Nesta fase da carreira, aos 26 anos, Simwaka não é uma futebolista de renome – joga no Malawi Defence Forces, equipa ligada ao exército, onde a atleta é militar, depois de não ter conseguido cumprir o sonho de ser enfermeira.

Mas também não é uma velocista de primeira, segunda ou mesmo terceira linha – passou a ronda preliminar, destinada às atletas menos fortes, mas caiu na segunda ronda, com um dos piores tempos.

Mas tem uma explicação para isso. A explicação mais específica é que se lesionou na primeira corrida e correu a segunda com dores e com a perna “entrapada” – e estava a dar-nos uma entrevista sem esconder esgares de dor sempre que mexia a perna.

- Essa perna não está nada bem...
- Não está, não. Mas podemos continuar a falar, estou a adorar!

E continuámos.

A explicação mais geral para o relativo insucesso olímpico – relativo porque nem a própria cria numa medalha – obriga-a a falar do seu país e de uma sina abordada por vários atletas de países em desenvolvimento: “Não temos uma boa pista para treinar. Vou para a rua e faço as minhas corridas no asfalto. Às vezes nem isso há. É duro correr no Malawi”.

“E não gostaria de sair do país?”, perguntámos, embalados pela história de Filomenaleonisa Iakopo, com quem tínhamos falado minutos antes. “Quem me dera! Seria um sonho. Seria incrível poder ir para fora e melhorar o meu desempenho. Mas preciso dessa oportunidade. Não tive o convite”, lamentou.

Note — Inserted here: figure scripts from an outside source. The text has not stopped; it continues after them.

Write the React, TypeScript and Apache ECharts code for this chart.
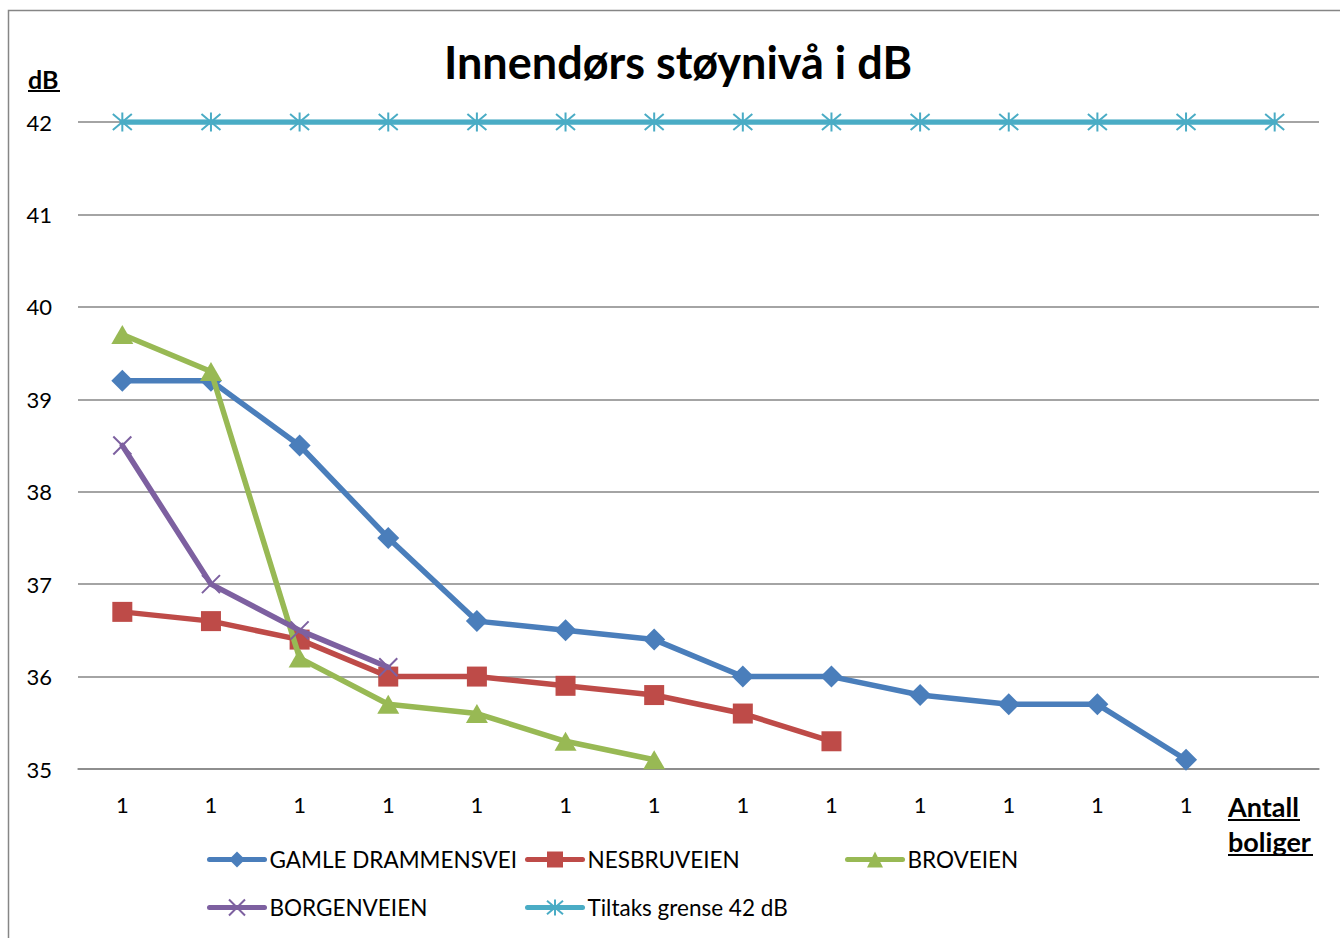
import React, { useEffect, useRef } from "react";
import * as echarts from "echarts";

const categories = ["1", "1", "1", "1", "1", "1", "1", "1", "1", "1", "1", "1", "1", ""];
const gamleDrammensvei = [39.2, 39.2, 38.5, 37.5, 36.6, 36.5, 36.4, 36.0, 36.0, 35.8, 35.7, 35.7, 35.1];
const nesbruveien = [36.7, 36.6, 36.4, 36.0, 36.0, 35.9, 35.8, 35.6, 35.3];
const broveien = [39.7, 39.3, 36.2, 35.7, 35.6, 35.3, 35.1];
const borgenveien = [38.5, 37.0, 36.5, 36.1];
const tiltaksgrense = [42, 42, 42, 42, 42, 42, 42, 42, 42, 42, 42, 42, 42, 42];
const seriesNames = ["GAMLE DRAMMENSVEI", "NESBRUVEIEN", "BROVEIEN", "BORGENVEIEN", "Tiltaks grense 42 dB"];
const yTicks = { min: 35, max: 42, interval: 1 };

const FONT = "Lato, 'Open Sans', sans-serif";
const COLORS = ["#4A7EBB", "#BE4B48", "#98B954", "#7D60A0", "#4AACC5"];
const ASTERISK = "path://M0,0L20,20M20,0L0,20M10,-2L10,22";
const CROSS = "path://M0,0L20,20M20,0L0,20";

export default function App() {
  const ref = useRef<HTMLDivElement>(null);
  useEffect(() => {
    if (!ref.current) return;
    const chart = echarts.init(ref.current, null, { renderer: "svg" });
    const lineW = 5.5;
    const mk = (idx: number, data: number[], symbol: string, size: any, extra: any = {}) => ({
      name: seriesNames[idx],
      type: "line",
      data,
      symbol,
      symbolSize: size,
      showAllSymbol: true,
      lineStyle: { color: COLORS[idx], width: lineW, cap: "round", join: "round" },
      itemStyle: { color: COLORS[idx], borderColor: COLORS[idx], borderWidth: extra.bw ?? 0 },
      emphasis: { disabled: true },
      z: 2 + idx,
    });
    const legendText = { fontFamily: FONT, fontSize: 22.5, color: "#000" };
    const legendPos = [
      [207, 848],
      [525, 848],
      [845, 848],
      [207, 896],
      [525, 896],
    ];
    chart.setOption({
      animation: false,
      backgroundColor: "#fff",
      grid: { left: 78, right: 21, top: 122, bottom: 169, containLabel: false },
      legend: seriesNames.map((n, i) => ({
        data: [n],
        left: legendPos[i][0],
        top: legendPos[i][1],
        itemWidth: 55,
        itemHeight: 20,
        itemGap: 0,
        padding: 0,
        textStyle: legendText,
        lineStyle: { width: 5, cap: "round" },
        selectedMode: false,
      })),
      xAxis: {
        type: "category",
        data: categories,
        boundaryGap: true,
        axisLine: { show: true, lineStyle: { color: "#868686", width: 1.5 } },
        axisTick: { show: false },
        axisLabel: { fontFamily: FONT, fontSize: 22, color: "#000", margin: 24, interval: 0 },
        splitLine: { show: false },
      },
      yAxis: {
        type: "value",
        min: yTicks.min,
        max: yTicks.max,
        interval: yTicks.interval,
        axisLine: { show: false },
        axisTick: { show: false },
        axisLabel: { fontFamily: FONT, fontSize: 22, color: "#000", margin: 26 },
        splitLine: { show: true, lineStyle: { color: "#868686", width: 1.5 } },
      },
      series: [
        mk(0, gamleDrammensvei, "diamond", [22, 22]),
        mk(1, nesbruveien, "rect", [20, 20]),
        mk(2, broveien, "triangle", [22, 19]),
        mk(3, borgenveien, CROSS, 18, { bw: 2 }),
        mk(4, tiltaksgrense, ASTERISK, 19, { bw: 2 }),
      ],
      graphic: [
        {
          type: "rect",
          shape: { x: 8.5, y: 10.5, width: 1400, height: 1000 },
          style: { fill: "none", stroke: "#868686", lineWidth: 1.5 },
          silent: true,
          z: -10,
        },
        {
          type: "text",
          x: 678,
          y: 62,
          style: {
            text: "Innendørs støynivå i dB",
            fontFamily: FONT,
            fontWeight: "bold",
            fontSize: 45,
            fill: "#000",
            textAlign: "center",
            textVerticalAlign: "middle",
          },
        },
        {
          type: "text",
          x: 28,
          y: 79,
          style: {
            text: "dB",
            fontFamily: FONT,
            fontWeight: "bold",
            fontSize: 25,
            fill: "#000",
            textAlign: "left",
            textVerticalAlign: "middle",
          },
        },
        { type: "line", shape: { x1: 28, y1: 91, x2: 60, y2: 91 }, style: { stroke: "#000", lineWidth: 2 } },
        {
          type: "text",
          x: 1228,
          y: 806,
          style: {
            text: "Antall",
            fontFamily: FONT,
            fontWeight: "bold",
            fontSize: 27,
            fill: "#000",
            textAlign: "left",
            textVerticalAlign: "middle",
          },
        },
        { type: "line", shape: { x1: 1228, y1: 820, x2: 1300, y2: 820 }, style: { stroke: "#000", lineWidth: 2 } },
        {
          type: "text",
          x: 1228,
          y: 841,
          style: {
            text: "boliger",
            fontFamily: FONT,
            fontWeight: "bold",
            fontSize: 27,
            fill: "#000",
            textAlign: "left",
            textVerticalAlign: "middle",
          },
        },
        { type: "line", shape: { x1: 1228, y1: 855, x2: 1313, y2: 855 }, style: { stroke: "#000", lineWidth: 2 } },
      ],
    });
    return () => chart.dispose();
  }, []);
  return <div ref={ref} style={{ position: "absolute", left: 0, top: 0, width: 1340, height: 938 }} />;
}
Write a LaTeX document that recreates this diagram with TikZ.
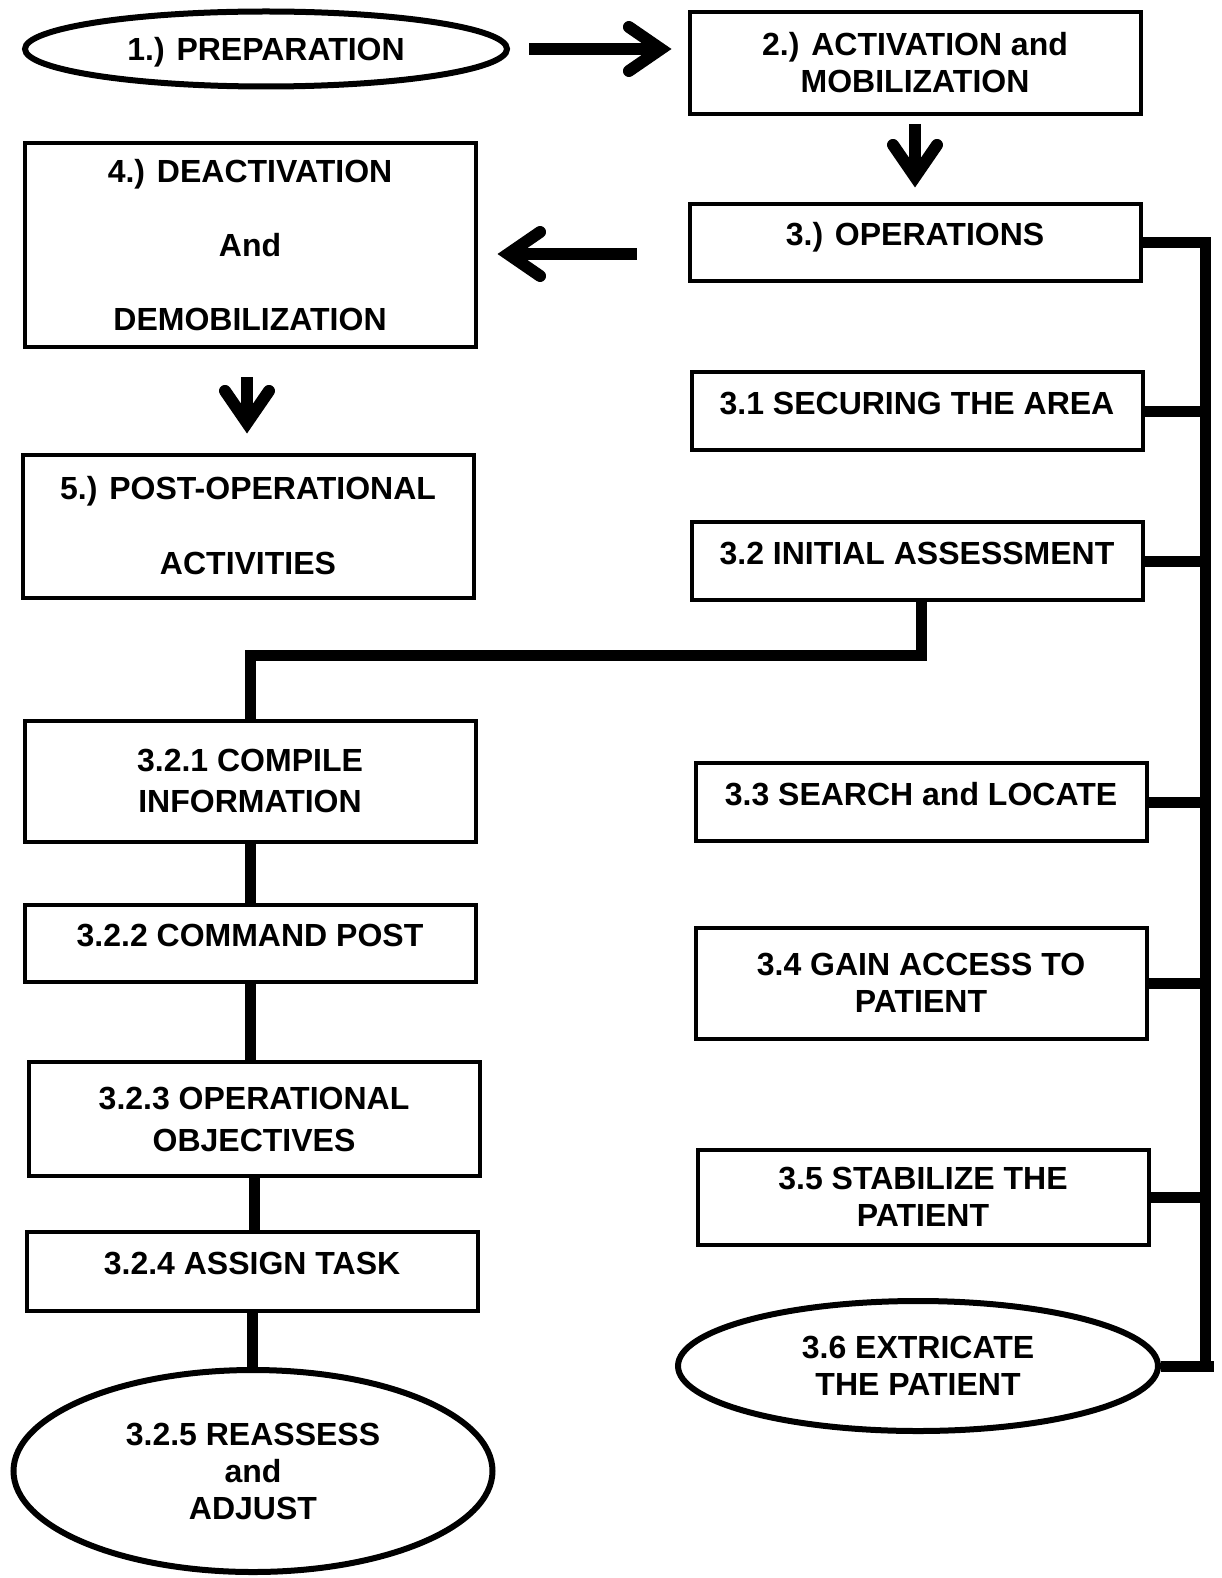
\documentclass[tikz,border=0pt]{standalone}
\usepackage{fontspec}
\setmainfont{Liberation Sans}
\usetikzlibrary{arrows.meta, shapes.geometric}

\tikzset{
    box/.style={draw, line width=4pt, minimum width=451pt, inner sep=0pt, align=center,
        font=\bfseries\fontsize{32}{37}\selectfont},
    onebox/.style={box, text height=23pt, text depth=17pt},
    oval/.style={ellipse, draw, line width=6pt, inner sep=0pt, align=center,
        font=\bfseries\fontsize{32}{37}\selectfont},
    link/.style={line width=11pt},
    flow/.style={line width=12pt,
        -{Straight Barb[length=32pt, width=44pt, line cap=round, line join=miter]}},
}

\begin{document}
\begin{tikzpicture}[x=1pt, y=-1pt]
    \useasboundingbox (0,0) rectangle (1221,1578);

    % main phases
    \node[oval, minimum width=482pt, minimum height=75pt, text height=23pt, text depth=0pt] (prep) at (266,49) {1.) PREPARATION};
    \node[box, minimum height=102pt] (act) at (915,63) {2.) ACTIVATION and\\MOBILIZATION};
    \node[onebox, minimum height=77pt] (ops) at (915,243) {3.) OPERATIONS};
    \node[box, minimum height=204pt] (deact) at (250,245) {4.) DEACTIVATION\\[37pt]And\\[37pt]DEMOBILIZATION};
    \node[box, minimum height=143pt] (post) at (248,526) {5.) POST-OPERATIONAL\\[38pt]ACTIVITIES};

    % operations, right column
    \node[onebox, minimum height=78pt] (s31) at (917,411) {3.1 SECURING THE AREA};
    \node[onebox, minimum height=78pt] (s32) at (917,561) {3.2 INITIAL ASSESSMENT};
    \node[onebox, minimum height=78pt] (s33) at (921,802) {3.3 SEARCH and LOCATE};
    \node[box, minimum height=111pt] (s34) at (921,983) {3.4 GAIN ACCESS TO\\PATIENT};
    \node[box, minimum height=95pt] (s35) at (923,1197) {3.5 STABILIZE THE\\PATIENT};
    \node[oval, minimum width=480pt, minimum height=130pt] (s36) at (918,1366) {3.6 EXTRICATE\\THE PATIENT};

    % initial assessment, left column
    \node[box, minimum height=121pt] (s321) at (250,781) {3.2.1 COMPILE\\[4pt]INFORMATION};
    \node[onebox, minimum height=77pt] (s322) at (250,943) {3.2.2 COMMAND POST};
    \node[box, minimum height=114pt] (s323) at (254,1119) {3.2.3 OPERATIONAL\\[5pt]OBJECTIVES};
    \node[onebox, minimum height=79pt] (s324) at (252,1271) {3.2.4 ASSIGN TASK};
    \node[oval, minimum width=479pt, minimum height=202pt] (s325) at (253,1471) {3.2.5 REASSESS\\and\\ADJUST};

    \coordinate (bus) at (1205,243);
    \coordinate (busend) at (1214,1366);
    \coordinate (turn) at (921,655);

    % arrows between phases
    \draw[flow, shorten <=19pt, shorten >=16pt] (prep.east) -- (act.west |- prep.east);
    \draw[flow, shorten <=8pt, shorten >=15pt] (act.south -| ops.north) -- (ops.north);
    \draw[flow, shorten <=51pt, shorten >=20pt] ([yshift=-11pt]ops.west) -- ([yshift=-11pt]ops.west -| deact.east);
    \draw[flow, shorten <=28pt, shorten >=19pt] ([xshift=-3pt]deact.south) -- ([xshift=-3pt]deact.south |- post.north);

    % bus on the right
    \draw[link] (ops.east) -- (ops.east -| bus) -- (bus |- s36.east);
    \draw[link] (s36.east) -- (s36.east -| busend);
    \foreach \n in {s31,s32,s33,s34,s35}
        \draw[link] (\n.east) -- (\n.east -| bus);

    % left chain
    \draw[link] (s32.south -| turn) -- (turn) -- (turn -| s321.north) -- (s321.north);
    \draw[link] (s321.south) -- (s321.south |- s322.north);
    \draw[link] (s322.south) -- (s322.south |- s323.north);
    \draw[link] (s323.south) -- (s323.south |- s324.north);
    \draw[link] (s324.south) -- (s324.south |- s325.north);
\end{tikzpicture}
\end{document}
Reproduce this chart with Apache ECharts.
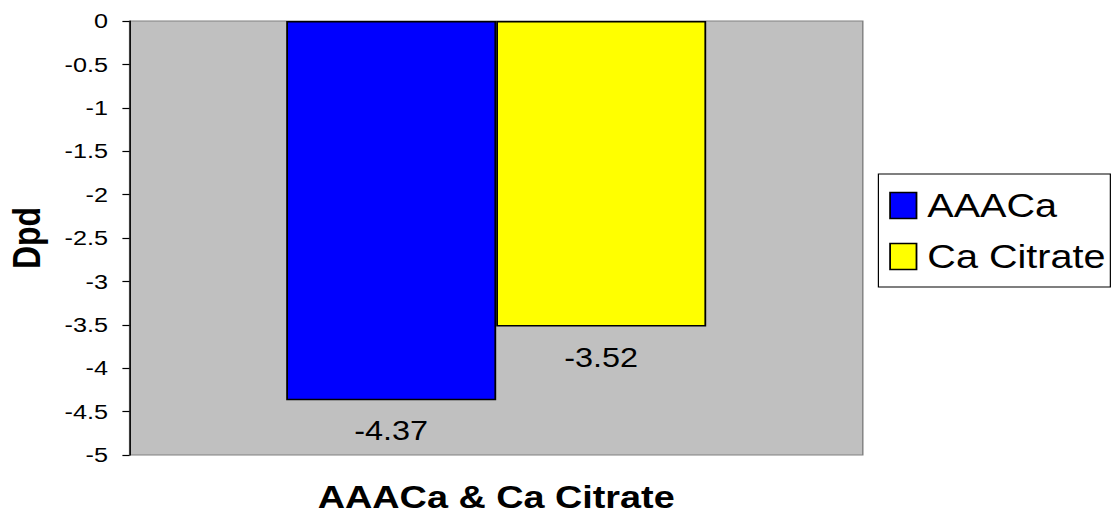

Se tiver esse convite, ainda irá a tempo de evoluir e, quem sabe, concretizar um sonho muito específico. "No atletismo, as minhas referências são a Sha'Carri Richardson e a Shelly-Ann Fraser. Um dia vou batê-las. É o meu objectivo. Vai ver". Talvez seja pedir-lhe demasiado, mas foi Simwaka quem se atirou a isto.